Une association qui défend la mémoire des républicains espagnols l'avait sollicité afin qu'il mette en scène un texte qui racontait l'aventure d'une compagnie de la deuxième division blindée de Leclerc, la "Nueve" composée presque exclusivement de soldats républicains espagnols et qui fut la première à entrer dans Paris, le 24 août 1944.
Gatti me demanda alors d'être son assistant, et peu à peu me délégua la mise en scène. Il venait cependant tout le temps assister au travail.
Le peintre Juan Chica-Ventura, qui jouait dans le spectacle, avait fait les portraits des membres de la "Nueve" qui étaient les protagonistes de l'histoire que nous mettions en scène. Je les avais fait accrocher au fond du théâtre pour qu'ils soient présents au yeux des spectateurs. Le temps dont nous disposions ne permettant pas d'apprendre les textes, il était prévu que le spectacle se fasse texte en main.
Lors d'une répétition, tout à fait brusquement, Gatti se tourna vers moi et me demanda ce que les portraits faisaient sur le mur du fond de scène. Avant même que j'ai pu formuler une réponse, il s'adressait aux comédiens en leur demandant d'aller chercher le portrait du combattant qu'ils interprétaient et de le garder avec eux tout le temps sur le plateau. "C'est d'eux qu'il s'agit, c'est eux qui doivent être là, au centre de la scène".
Je craignais que de tenir ces portraits en même temps que le texte rendent les choses compliquées.

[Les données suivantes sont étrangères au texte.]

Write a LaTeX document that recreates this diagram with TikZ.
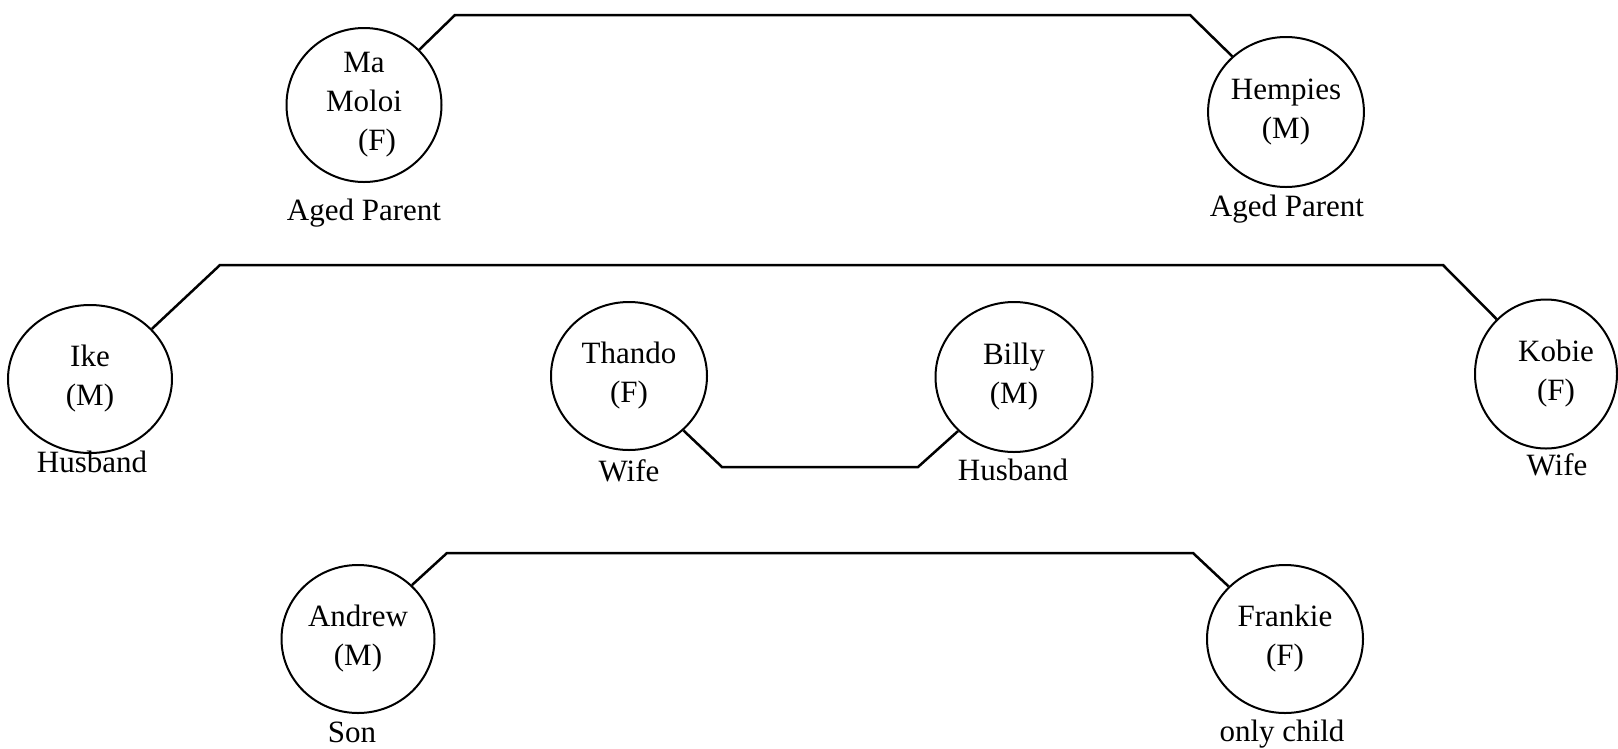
\documentclass[tikz,border=0pt]{standalone}
\usepackage{fontspec}
\setmainfont{Liberation Serif}
\usetikzlibrary{shapes.geometric}
\begin{document}
\begin{tikzpicture}[x=1pt,y=-1pt,
  person/.style={draw, ellipse, line width=2pt, inner sep=0pt, align=center,
    font=\fontsize{31}{39}\selectfont},
  role/.style={anchor=base, inner sep=0pt, font=\fontsize{31}{39}\selectfont},
  tie/.style={line width=2.5pt, line join=miter}]
  \useasboundingbox (0,0) rectangle (1618,748);

  % aged parents
  \node[person, minimum width=155pt, minimum height=154pt] (mm) at (364,105)
    {Ma\\Moloi\\\hspace*{26pt}(F)};
  \node[person, minimum width=155pt, minimum height=150pt] (hp) at (1286,112)
    {Hempies\\(M)};
  \node[role] (mmr) at (364,220) {Aged Parent};
  \node[role] (hpr) at (1287,216) {Aged Parent};
  \coordinate (t1) at (455,15);
  \coordinate (t2) at (1190,15);
  \draw[tie] (mm.45) -- (t1) -- (t2) -- (hp.134);

  % couples
  \node[person, minimum width=164pt, minimum height=148pt] (ik) at (90,379)
    {Ike\\(M)};
  \node[person, minimum width=142pt, minimum height=149pt] (kb) at (1546,374)
    {\hspace*{20pt}Kobie\\\hspace*{20pt}(F)};
  \node[person, minimum width=156pt, minimum height=148pt] (th) at (629,376)
    {Thando\\(F)};
  \node[person, minimum width=157pt, minimum height=150pt] (bl) at (1014,377)
    {Billy\\(M)};
  \node[role] (ikr) at (92,472) {Husband};
  \node[role] (kbr) at (1557,475) {Wife};
  \node[role] (thr) at (629,481) {Wife};
  \node[role] (blr) at (1013,480) {Husband};
  \coordinate (m1) at (220,265);
  \coordinate (m2) at (1443,265);
  \draw[tie] (ik.39) -- (m1) -- (m2) -- (kb.132);
  \coordinate (b1) at (722,467);
  \coordinate (b2) at (918,467);
  \draw[tie] (th.-45) -- (b1) -- (b2) -- (bl.-136);

  % children
  \node[person, minimum width=153pt, minimum height=148pt] (an) at (358,639)
    {Andrew\\(M)};
  \node[person, minimum width=156pt, minimum height=148pt] (fr) at (1285,639)
    {Frankie\\(F)};
  \node[role] (anr) at (352,742) {Son};
  \node[role] (frr) at (1282,741) {only child};
  \coordinate (k1) at (447,553);
  \coordinate (k2) at (1193,553);
  \draw[tie] (an.45) -- (k1) -- (k2) -- (fr.137);
\end{tikzpicture}
\end{document}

Je me trompais complétement. L'encombrement que créait ces portraits, les solutions trouvées par les comédiens pour se déplacer avec eux, jouer ce qui devait être joué, tenir et lire le texte, rendaient les personnages dont nous parlions extraordinairement présents. Les comédiens disparaissaient derrière ces images.
Les héros de la Nueve était bel et bien au centre.
J'avais bien trouvé des aménagements de plateau qui n'étaient pas, j'ose l'espérer, sans intérêt, mais ce qui fit à mon sens toute l'intensité et la qualité de l'hommage que l'on rendait à ces hommes fut cette demande impérieuse de Gatti.